If we can somehow get the difference between the timestamps of state transitions of the same issue, then we know that that is the time spent in the given column.
SQL has a handy LAG
function for this: it’s a window function that can do calculations on rows based on a given physical offset (which is usually 1). This means that it enables spreadsheet-like calculations based on the row above or below the current one, while partitioning the data into chunks that make sense.
This might be common knowledge, but I didn’t know about this function until a few months ago. Even Julia Evans has tweeted about its usage!
The expression looks like this:
LAG (scalar_expression [,offset] [,default])
OVER ( [ partition_by_clause ] order_by_clause )
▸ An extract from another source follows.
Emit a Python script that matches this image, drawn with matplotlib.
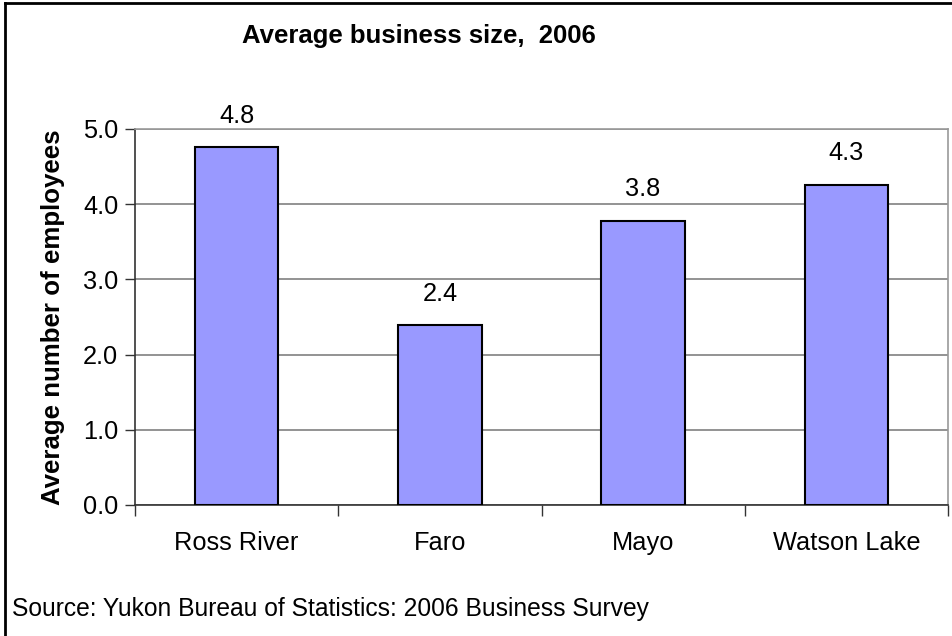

For me to understand what I need to partition by, I ask myself: “What is the entity I want to compare multiple rows for?”. Basically, “Where should the calculation restart”?
In this case, this is the issue_key
: since I want to calculate the differences of the timestamp column for the same issue_key
.
The query looks like this:
SELECT
issue_key AS key,
from_column AS status,
timestamp AS transition_timestamp,
JULIANDAY(timestamp) - LAG(
JULIANDAY(timestamp)
) OVER (PARTITION BY issue_key ORDER BY datetime(timestamp) ASC) AS time_in_column
FROM changelog ORDER BY issue_key, DATETIME(timestamp) ASC;
This gives us each ticket’s lifetime in each column.
KEY STATUS TRANSITION TIMESTAMP TIME IN COLUMN (DAYS)
--------------------------------------------------------------------------------------
XY-8 Ready for Development 2020-02-11 08:54:24.244000-06:00
XY-8 Ready 2020-02-11 11:12:12.890000-06:00 0.095701921265
XY-8 Open 2020-02-11 11:17:07.636000-06:00 0.003411412239
XY-8 In progress 2020-02-12 10:30:25.317000-06:00 0.967565752100
XY-8 Closed 2020-02-14 07:52:24.254000-06:00 1.890265474561
XY-8 In progress 2020-02-25 04:46:18.715000-06:00 10.87076922459
XY-9 Ready for Development 2020-02-10 11:06:21.060000-06:00
XY-9 Blocked 2020-02-11 10:25:12.282000-06:00 0.971426180563
XY-9 Ready 2020-02-11 11:12:13.138000-06:00 0.032648796215
XY-9 Open 2020-02-14 05:42:06.763000-06:00 2.770759548991
XY-9 In progress 2020-02-15 01:31:51.244000-06:00 0.826209270861
As you can see, a new “partition” starts with each issue key, and the calculation restarts.
# Conclusion
You can use this approach to get a general idea about the time spent in each column in a Jira Kanban board.
However, remember that
“When a measure becomes a target, it ceases to be a good measure.”
and to always take metrics (especially ones involving human beings) with a grain of salt.